Output the material word for word. Leave each picture out.

◆ ◆ ◆ ◆ ◆ ◆ ◆

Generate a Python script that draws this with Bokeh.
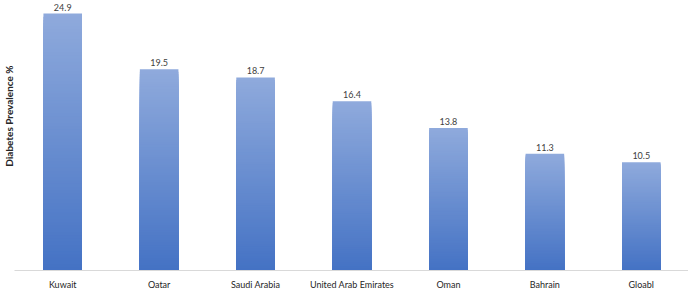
import numpy as np
from bokeh.plotting import figure
from bokeh.models import ColumnDataSource, Title
from bokeh.core.properties import value
from bokeh.embed import file_html
from bokeh.resources import INLINE

# Diabetes prevalence (%) by country
countries = ["Kuwait", "Qatar", "Saudi Arabia", "United Arab Emirates", "Oman", "Bahrain", "Gloabl"]
prevalence = [24.9, 19.5, 18.7, 16.4, 13.8, 11.3, 10.5]
value_labels = ["24.9", "19.5", "18.7", "16.4", "13.8", "11.3", "10.5"]

FONT = "Lato"
TOP_RGB = np.array([143, 170, 220])   # light blue at the top of each bar
BOTTOM_RGB = np.array([68, 114, 196])  # deeper blue at the base
N_STEPS = 80

p = figure(
    x_range=countries,
    y_range=(0, 26.16),
    frame_width=675,
    frame_height=270,
    min_border_left=0,
    min_border_right=0,
    min_border_top=0,
    min_border_bottom=0,
    output_backend="svg",
    toolbar_location=None,
)

# Vertical gradient fill: nested bars from full height down, each a bit darker,
# so every band of a bar shows the colour for its height fraction
xs, tops, colors = [], [], []
for i in range(N_STEPS, 0, -1):
    f = i / N_STEPS
    t = (i - 0.5) / N_STEPS
    rgb = BOTTOM_RGB + (TOP_RGB - BOTTOM_RGB) * t
    col = "#%02x%02x%02x" % tuple(int(round(c)) for c in rgb)
    for name, v in zip(countries, prevalence):
        xs.append(name)
        tops.append(v * f)
        colors.append(col)

slices = ColumnDataSource(dict(x=xs, top=tops, color=colors))
p.vbar(x="x", bottom=0, top="top", width=0.4, source=slices,
       fill_color="color", line_color=None)

labels = ColumnDataSource(dict(x=countries, y=prevalence, text=value_labels))
p.text(x="x", y="y", text="text", source=labels, y_offset=-3,
       text_align="center", text_baseline="bottom",
       text_font=value(FONT), text_font_size="9px", text_color="#404040")

p.xaxis.axis_line_color = "#d9d9d9"
p.xaxis.axis_line_width = 1
p.xaxis.major_tick_line_color = None
p.xaxis.minor_tick_line_color = None
p.xaxis.major_tick_out = 0
p.xaxis.major_tick_in = 0
p.xaxis.major_label_standoff = 8
p.xaxis.major_label_text_font = FONT
p.xaxis.major_label_text_font_size = "9px"
p.xaxis.major_label_text_color = "#262626"
p.yaxis.visible = False

p.xgrid.grid_line_color = None
p.ygrid.grid_line_color = None
p.outline_line_color = None
p.x_range.range_padding = 0

p.add_layout(Title(
    text="Diabetes Prevalence %", align="right", offset=65, standoff=0,
    text_font=FONT, text_font_style="bold", text_font_size="10px",
    text_color="#262626",
), "left")

open("out.html", "w").write(file_html(p, INLINE))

◆ ◆ ◆ ◆ ◆ ◆ ◆

◆ **Response to the task**
Generate a Python script that draws this with Bokeh.
import numpy as np
from bokeh.plotting import figure
from bokeh.models import ColumnDataSource, Title
from bokeh.core.properties import value
from bokeh.embed import file_html
from bokeh.resources import INLINE

# Diabetes prevalence (%) by country
countries = ["Kuwait", "Qatar", "Saudi Arabia", "United Arab Emirates", "Oman", "Bahrain", "Gloabl"]
prevalence = [24.9, 19.5, 18.7, 16.4, 13.8, 11.3, 10.5]
value_labels = ["24.9", "19.5", "18.7", "16.4", "13.8", "11.3", "10.5"]

FONT = "Lato"
TOP_RGB = np.array([143, 170, 220])   # light blue at the top of each bar
BOTTOM_RGB = np.array([68, 114, 196])  # deeper blue at the base
N_STEPS = 80

p = figure(
    x_range=countries,
    y_range=(0, 26.16),
    frame_width=675,
    frame_height=270,
    min_border_left=0,
    min_border_right=0,
    min_border_top=0,
    min_border_bottom=0,
    output_backend="svg",
    toolbar_location=None,
)

# Vertical gradient fill: nested bars from full height down, each a bit darker,
# so every band of a bar shows the colour for its height fraction
xs, tops, colors = [], [], []
for i in range(N_STEPS, 0, -1):
    f = i / N_STEPS
    t = (i - 0.5) / N_STEPS
    rgb = BOTTOM_RGB + (TOP_RGB - BOTTOM_RGB) * t
    col = "#%02x%02x%02x" % tuple(int(round(c)) for c in rgb)
    for name, v in zip(countries, prevalence):
        xs.append(name)
        tops.append(v * f)
        colors.append(col)

slices = ColumnDataSource(dict(x=xs, top=tops, color=colors))
p.vbar(x="x", bottom=0, top="top", width=0.4, source=slices,
       fill_color="color", line_color=None)

labels = ColumnDataSource(dict(x=countries, y=prevalence, text=value_labels))
p.text(x="x", y="y", text="text", source=labels, y_offset=-3,
       text_align="center", text_baseline="bottom",
       text_font=value(FONT), text_font_size="9px", text_color="#404040")

p.xaxis.axis_line_color = "#d9d9d9"
p.xaxis.axis_line_width = 1
p.xaxis.major_tick_line_color = None
p.xaxis.minor_tick_line_color = None
p.xaxis.major_tick_out = 0
p.xaxis.major_tick_in = 0
p.xaxis.major_label_standoff = 8
p.xaxis.major_label_text_font = FONT
p.xaxis.major_label_text_font_size = "9px"
p.xaxis.major_label_text_color = "#262626"
p.yaxis.visible = False

p.xgrid.grid_line_color = None
p.ygrid.grid_line_color = None
p.outline_line_color = None
p.x_range.range_padding = 0

p.add_layout(Title(
    text="Diabetes Prevalence %", align="right", offset=65, standoff=0,
    text_font=FONT, text_font_style="bold", text_font_size="10px",
    text_color="#262626",
), "left")

open("out.html", "w").write(file_html(p, INLINE))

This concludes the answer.